WHAT YOU NEED TO DO:
Begin with the first line of the listing and quote every line through the one containing "color=txt, ha='center', va='center', family=mix)"; give only those lines.

_ _ _ _ _

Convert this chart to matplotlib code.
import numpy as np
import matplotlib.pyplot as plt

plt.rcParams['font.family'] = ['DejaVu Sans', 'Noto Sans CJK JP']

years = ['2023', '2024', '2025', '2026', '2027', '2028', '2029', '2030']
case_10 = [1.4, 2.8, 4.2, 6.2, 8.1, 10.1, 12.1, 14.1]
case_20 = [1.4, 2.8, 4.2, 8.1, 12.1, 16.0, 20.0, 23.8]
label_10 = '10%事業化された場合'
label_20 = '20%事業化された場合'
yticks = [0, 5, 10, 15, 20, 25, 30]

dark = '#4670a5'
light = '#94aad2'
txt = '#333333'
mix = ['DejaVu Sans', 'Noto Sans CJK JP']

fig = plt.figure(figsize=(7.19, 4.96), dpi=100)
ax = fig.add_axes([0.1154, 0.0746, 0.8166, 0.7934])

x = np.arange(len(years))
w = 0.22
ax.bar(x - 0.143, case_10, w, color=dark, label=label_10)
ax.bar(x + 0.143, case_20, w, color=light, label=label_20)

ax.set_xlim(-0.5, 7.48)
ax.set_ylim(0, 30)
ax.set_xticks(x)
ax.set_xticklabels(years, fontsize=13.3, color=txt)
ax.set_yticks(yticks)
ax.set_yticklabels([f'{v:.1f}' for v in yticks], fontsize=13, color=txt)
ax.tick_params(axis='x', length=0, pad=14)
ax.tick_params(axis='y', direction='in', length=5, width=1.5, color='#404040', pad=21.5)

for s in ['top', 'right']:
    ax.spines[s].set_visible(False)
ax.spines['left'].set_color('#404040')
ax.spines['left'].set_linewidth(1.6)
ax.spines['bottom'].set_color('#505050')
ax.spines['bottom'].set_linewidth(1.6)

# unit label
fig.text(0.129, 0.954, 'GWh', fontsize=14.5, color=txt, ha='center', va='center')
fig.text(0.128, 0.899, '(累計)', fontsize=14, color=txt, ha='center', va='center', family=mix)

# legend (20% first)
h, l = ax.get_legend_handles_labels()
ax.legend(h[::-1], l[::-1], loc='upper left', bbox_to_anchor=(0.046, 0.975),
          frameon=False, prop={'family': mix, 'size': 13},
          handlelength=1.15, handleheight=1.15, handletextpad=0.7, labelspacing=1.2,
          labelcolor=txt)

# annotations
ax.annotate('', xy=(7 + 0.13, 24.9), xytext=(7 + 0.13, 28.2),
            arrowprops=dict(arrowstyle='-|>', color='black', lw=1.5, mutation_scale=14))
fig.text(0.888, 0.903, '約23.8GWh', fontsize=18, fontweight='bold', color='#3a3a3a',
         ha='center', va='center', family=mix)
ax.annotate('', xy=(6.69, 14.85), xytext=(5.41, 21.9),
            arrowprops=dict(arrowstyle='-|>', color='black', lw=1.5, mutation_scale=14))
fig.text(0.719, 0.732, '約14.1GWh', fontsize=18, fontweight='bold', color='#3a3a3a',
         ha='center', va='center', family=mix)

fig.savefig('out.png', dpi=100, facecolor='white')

_ _ _ _ _

THE COMPLETED TASK:
Convert this chart to matplotlib code.
import numpy as np
import matplotlib.pyplot as plt

plt.rcParams['font.family'] = ['DejaVu Sans', 'Noto Sans CJK JP']

years = ['2023', '2024', '2025', '2026', '2027', '2028', '2029', '2030']
case_10 = [1.4, 2.8, 4.2, 6.2, 8.1, 10.1, 12.1, 14.1]
case_20 = [1.4, 2.8, 4.2, 8.1, 12.1, 16.0, 20.0, 23.8]
label_10 = '10%事業化された場合'
label_20 = '20%事業化された場合'
yticks = [0, 5, 10, 15, 20, 25, 30]

dark = '#4670a5'
light = '#94aad2'
txt = '#333333'
mix = ['DejaVu Sans', 'Noto Sans CJK JP']

fig = plt.figure(figsize=(7.19, 4.96), dpi=100)
ax = fig.add_axes([0.1154, 0.0746, 0.8166, 0.7934])

x = np.arange(len(years))
w = 0.22
ax.bar(x - 0.143, case_10, w, color=dark, label=label_10)
ax.bar(x + 0.143, case_20, w, color=light, label=label_20)

ax.set_xlim(-0.5, 7.48)
ax.set_ylim(0, 30)
ax.set_xticks(x)
ax.set_xticklabels(years, fontsize=13.3, color=txt)
ax.set_yticks(yticks)
ax.set_yticklabels([f'{v:.1f}' for v in yticks], fontsize=13, color=txt)
ax.tick_params(axis='x', length=0, pad=14)
ax.tick_params(axis='y', direction='in', length=5, width=1.5, color='#404040', pad=21.5)

for s in ['top', 'right']:
    ax.spines[s].set_visible(False)
ax.spines['left'].set_color('#404040')
ax.spines['left'].set_linewidth(1.6)
ax.spines['bottom'].set_color('#505050')
ax.spines['bottom'].set_linewidth(1.6)

# unit label
fig.text(0.129, 0.954, 'GWh', fontsize=14.5, color=txt, ha='center', va='center')
fig.text(0.128, 0.899, '(累計)', fontsize=14, color=txt, ha='center', va='center', family=mix)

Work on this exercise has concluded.